What needs to be done:
Locate each line of the material that contains "this", then return it.

Material for the task:
__________
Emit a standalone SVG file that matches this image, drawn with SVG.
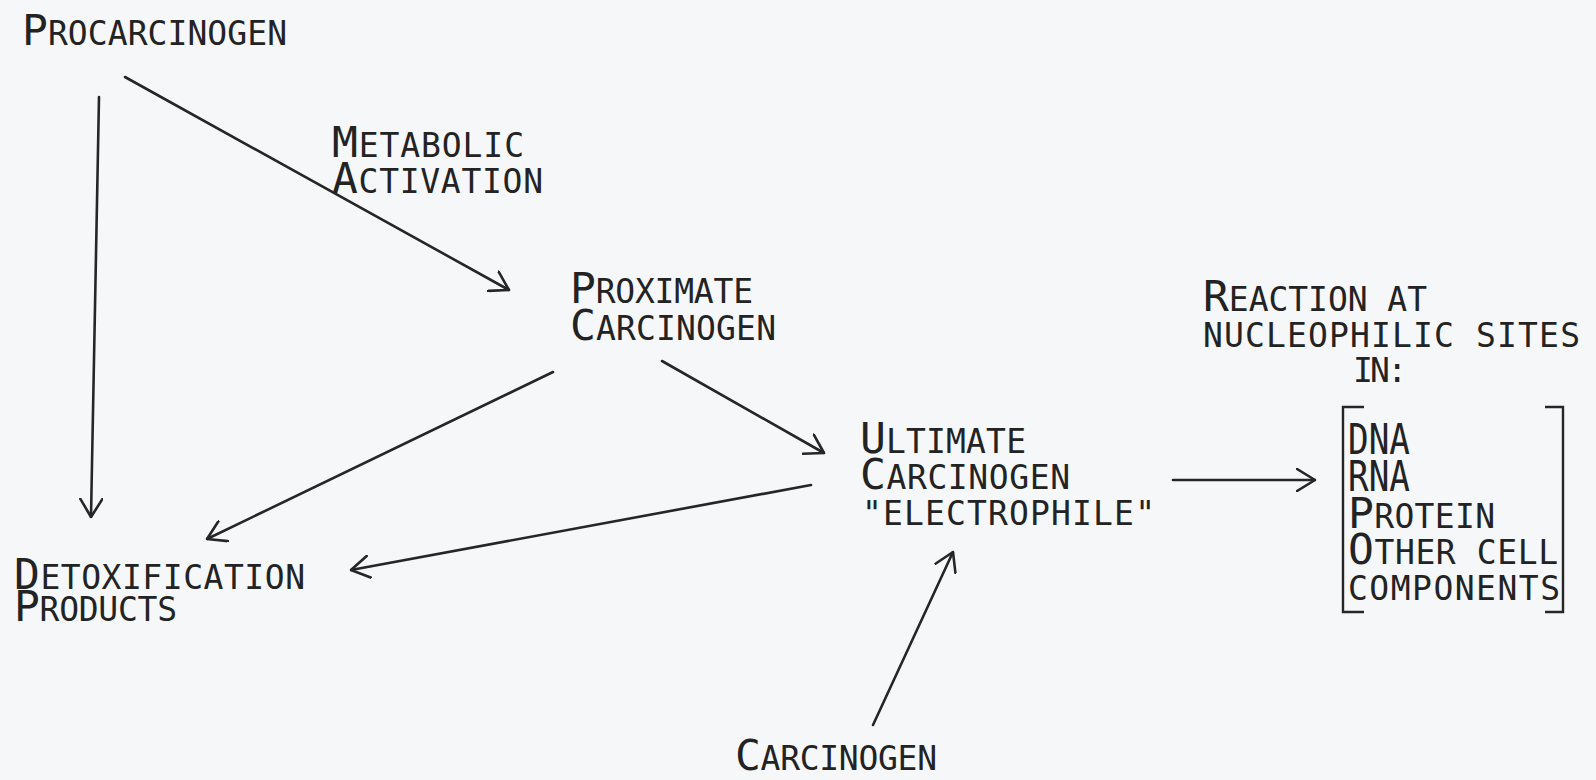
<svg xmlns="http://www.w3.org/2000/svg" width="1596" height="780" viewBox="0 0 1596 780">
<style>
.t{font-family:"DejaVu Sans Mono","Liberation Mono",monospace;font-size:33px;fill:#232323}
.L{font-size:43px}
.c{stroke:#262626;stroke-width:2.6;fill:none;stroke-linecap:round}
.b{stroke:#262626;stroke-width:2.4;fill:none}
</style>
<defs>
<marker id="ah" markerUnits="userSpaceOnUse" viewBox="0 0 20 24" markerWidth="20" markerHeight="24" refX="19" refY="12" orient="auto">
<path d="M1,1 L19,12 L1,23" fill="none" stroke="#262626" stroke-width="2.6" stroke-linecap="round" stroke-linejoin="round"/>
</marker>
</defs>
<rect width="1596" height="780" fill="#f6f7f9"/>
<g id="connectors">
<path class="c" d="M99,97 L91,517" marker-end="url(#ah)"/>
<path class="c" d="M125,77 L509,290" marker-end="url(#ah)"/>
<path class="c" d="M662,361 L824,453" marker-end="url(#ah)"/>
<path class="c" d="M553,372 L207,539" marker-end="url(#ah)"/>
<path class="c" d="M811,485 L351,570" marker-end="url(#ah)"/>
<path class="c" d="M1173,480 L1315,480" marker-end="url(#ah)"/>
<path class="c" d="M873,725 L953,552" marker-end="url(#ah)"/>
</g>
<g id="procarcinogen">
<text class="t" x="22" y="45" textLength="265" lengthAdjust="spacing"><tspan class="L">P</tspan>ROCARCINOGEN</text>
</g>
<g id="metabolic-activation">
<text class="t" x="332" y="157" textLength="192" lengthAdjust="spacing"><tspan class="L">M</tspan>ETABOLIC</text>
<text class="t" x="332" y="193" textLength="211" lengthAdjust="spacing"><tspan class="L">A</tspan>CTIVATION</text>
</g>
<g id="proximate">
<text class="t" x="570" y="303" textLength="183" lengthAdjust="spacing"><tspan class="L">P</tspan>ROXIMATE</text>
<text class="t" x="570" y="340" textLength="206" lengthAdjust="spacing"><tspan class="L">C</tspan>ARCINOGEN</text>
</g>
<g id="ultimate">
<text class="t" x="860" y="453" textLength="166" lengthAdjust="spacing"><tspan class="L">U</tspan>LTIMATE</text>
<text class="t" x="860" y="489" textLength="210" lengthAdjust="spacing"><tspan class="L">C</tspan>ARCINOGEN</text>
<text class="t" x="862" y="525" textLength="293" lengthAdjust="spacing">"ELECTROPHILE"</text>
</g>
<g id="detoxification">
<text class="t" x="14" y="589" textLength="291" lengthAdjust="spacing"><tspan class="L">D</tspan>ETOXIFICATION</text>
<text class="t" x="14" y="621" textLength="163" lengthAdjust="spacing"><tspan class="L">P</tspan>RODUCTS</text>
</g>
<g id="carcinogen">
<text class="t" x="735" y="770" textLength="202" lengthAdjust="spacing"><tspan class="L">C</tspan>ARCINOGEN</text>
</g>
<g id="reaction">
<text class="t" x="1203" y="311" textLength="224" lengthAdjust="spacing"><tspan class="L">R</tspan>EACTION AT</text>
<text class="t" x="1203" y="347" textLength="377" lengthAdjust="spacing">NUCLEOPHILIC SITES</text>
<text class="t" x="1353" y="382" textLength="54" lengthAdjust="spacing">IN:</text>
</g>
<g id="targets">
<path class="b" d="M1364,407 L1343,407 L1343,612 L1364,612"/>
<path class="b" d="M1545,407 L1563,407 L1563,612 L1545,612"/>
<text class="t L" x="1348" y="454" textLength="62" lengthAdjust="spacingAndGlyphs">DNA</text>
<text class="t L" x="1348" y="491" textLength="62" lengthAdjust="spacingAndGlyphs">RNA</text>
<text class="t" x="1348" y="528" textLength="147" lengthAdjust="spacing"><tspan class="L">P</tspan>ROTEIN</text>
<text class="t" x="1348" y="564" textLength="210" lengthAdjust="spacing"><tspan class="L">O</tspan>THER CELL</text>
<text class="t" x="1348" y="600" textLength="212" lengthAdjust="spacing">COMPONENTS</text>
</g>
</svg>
__________
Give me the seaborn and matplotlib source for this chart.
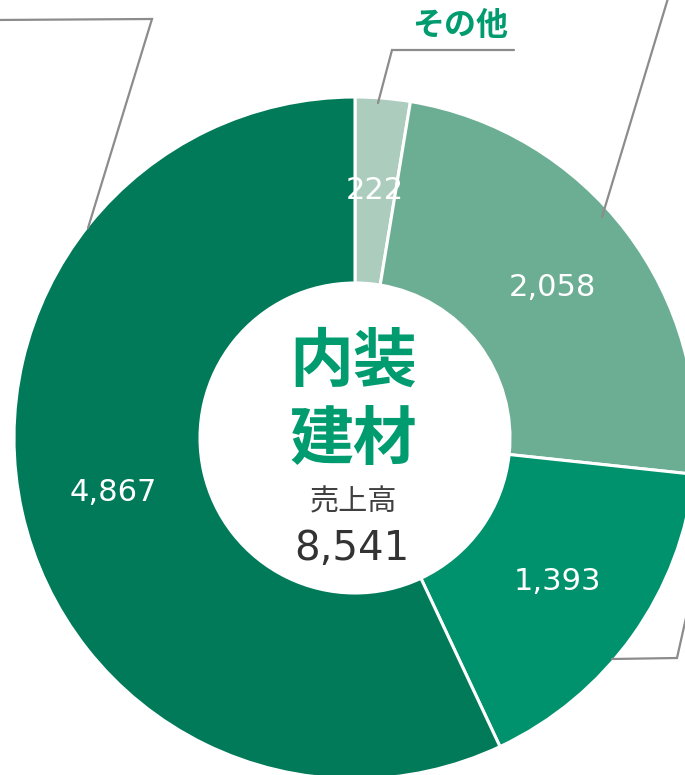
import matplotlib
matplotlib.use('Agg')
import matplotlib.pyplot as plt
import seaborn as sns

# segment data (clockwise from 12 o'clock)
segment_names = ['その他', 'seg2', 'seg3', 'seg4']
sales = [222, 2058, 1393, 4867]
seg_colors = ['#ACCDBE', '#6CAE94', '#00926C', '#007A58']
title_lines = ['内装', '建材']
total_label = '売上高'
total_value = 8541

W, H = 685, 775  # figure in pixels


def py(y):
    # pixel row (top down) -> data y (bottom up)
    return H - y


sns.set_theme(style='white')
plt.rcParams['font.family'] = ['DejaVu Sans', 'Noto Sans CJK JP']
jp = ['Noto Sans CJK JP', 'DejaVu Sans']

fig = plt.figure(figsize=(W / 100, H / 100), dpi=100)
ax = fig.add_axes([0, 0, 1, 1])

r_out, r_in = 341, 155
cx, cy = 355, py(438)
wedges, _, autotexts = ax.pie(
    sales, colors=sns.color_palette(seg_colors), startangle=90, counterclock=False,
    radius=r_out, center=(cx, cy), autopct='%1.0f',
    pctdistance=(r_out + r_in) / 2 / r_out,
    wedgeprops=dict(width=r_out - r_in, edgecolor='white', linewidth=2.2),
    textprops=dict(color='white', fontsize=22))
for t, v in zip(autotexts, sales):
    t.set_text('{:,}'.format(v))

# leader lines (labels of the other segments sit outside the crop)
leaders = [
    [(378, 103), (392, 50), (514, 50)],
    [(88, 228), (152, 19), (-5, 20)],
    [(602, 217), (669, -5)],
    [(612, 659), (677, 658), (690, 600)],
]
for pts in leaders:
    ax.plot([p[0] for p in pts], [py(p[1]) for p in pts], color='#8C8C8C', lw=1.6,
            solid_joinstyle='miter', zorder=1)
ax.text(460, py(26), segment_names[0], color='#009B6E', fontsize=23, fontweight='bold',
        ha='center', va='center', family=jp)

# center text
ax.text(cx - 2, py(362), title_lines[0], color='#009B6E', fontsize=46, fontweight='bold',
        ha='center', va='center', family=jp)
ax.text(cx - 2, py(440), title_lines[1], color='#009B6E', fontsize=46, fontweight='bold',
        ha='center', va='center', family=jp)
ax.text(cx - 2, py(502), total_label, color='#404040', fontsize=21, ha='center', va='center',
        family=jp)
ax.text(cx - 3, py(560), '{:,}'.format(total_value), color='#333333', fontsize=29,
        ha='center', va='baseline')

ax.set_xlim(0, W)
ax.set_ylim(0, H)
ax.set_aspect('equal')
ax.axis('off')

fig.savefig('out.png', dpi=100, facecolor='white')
__________
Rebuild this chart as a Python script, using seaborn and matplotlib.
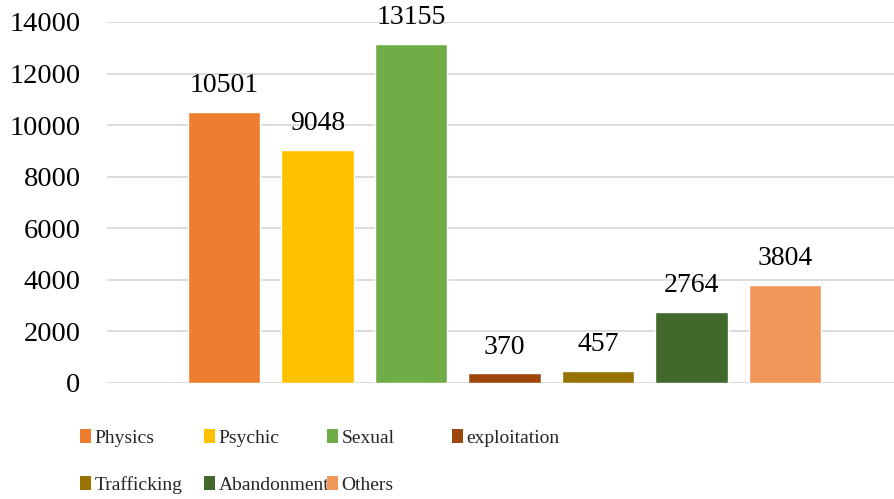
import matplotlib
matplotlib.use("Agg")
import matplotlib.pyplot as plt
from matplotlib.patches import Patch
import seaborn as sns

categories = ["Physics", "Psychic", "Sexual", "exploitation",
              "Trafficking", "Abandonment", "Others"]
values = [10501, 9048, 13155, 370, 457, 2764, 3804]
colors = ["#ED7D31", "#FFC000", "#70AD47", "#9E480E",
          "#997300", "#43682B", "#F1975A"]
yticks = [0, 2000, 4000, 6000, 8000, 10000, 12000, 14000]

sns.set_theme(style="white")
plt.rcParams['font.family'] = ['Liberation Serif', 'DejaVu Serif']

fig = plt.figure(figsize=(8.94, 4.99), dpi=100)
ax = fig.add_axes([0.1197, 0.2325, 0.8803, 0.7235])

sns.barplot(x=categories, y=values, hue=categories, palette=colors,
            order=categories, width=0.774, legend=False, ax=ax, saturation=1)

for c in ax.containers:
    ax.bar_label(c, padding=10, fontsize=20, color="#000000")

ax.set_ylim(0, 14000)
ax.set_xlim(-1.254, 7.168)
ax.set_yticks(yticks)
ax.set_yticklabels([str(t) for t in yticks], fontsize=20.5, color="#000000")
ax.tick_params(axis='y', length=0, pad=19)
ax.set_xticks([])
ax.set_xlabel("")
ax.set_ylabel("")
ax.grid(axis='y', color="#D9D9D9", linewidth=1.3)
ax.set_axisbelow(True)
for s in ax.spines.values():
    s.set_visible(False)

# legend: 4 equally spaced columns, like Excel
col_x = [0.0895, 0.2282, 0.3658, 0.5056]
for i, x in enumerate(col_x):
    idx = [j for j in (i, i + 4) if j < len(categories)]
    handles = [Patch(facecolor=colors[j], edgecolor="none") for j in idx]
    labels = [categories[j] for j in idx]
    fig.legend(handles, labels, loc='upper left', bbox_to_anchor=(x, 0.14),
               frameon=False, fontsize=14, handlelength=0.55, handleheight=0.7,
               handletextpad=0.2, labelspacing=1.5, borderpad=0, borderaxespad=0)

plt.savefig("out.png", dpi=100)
__________
Solution to the exercise:
Emit a standalone SVG file that matches this image, drawn with SVG.
Give me the seaborn and matplotlib source for this chart.
Rebuild this chart as a Python script, using seaborn and matplotlib.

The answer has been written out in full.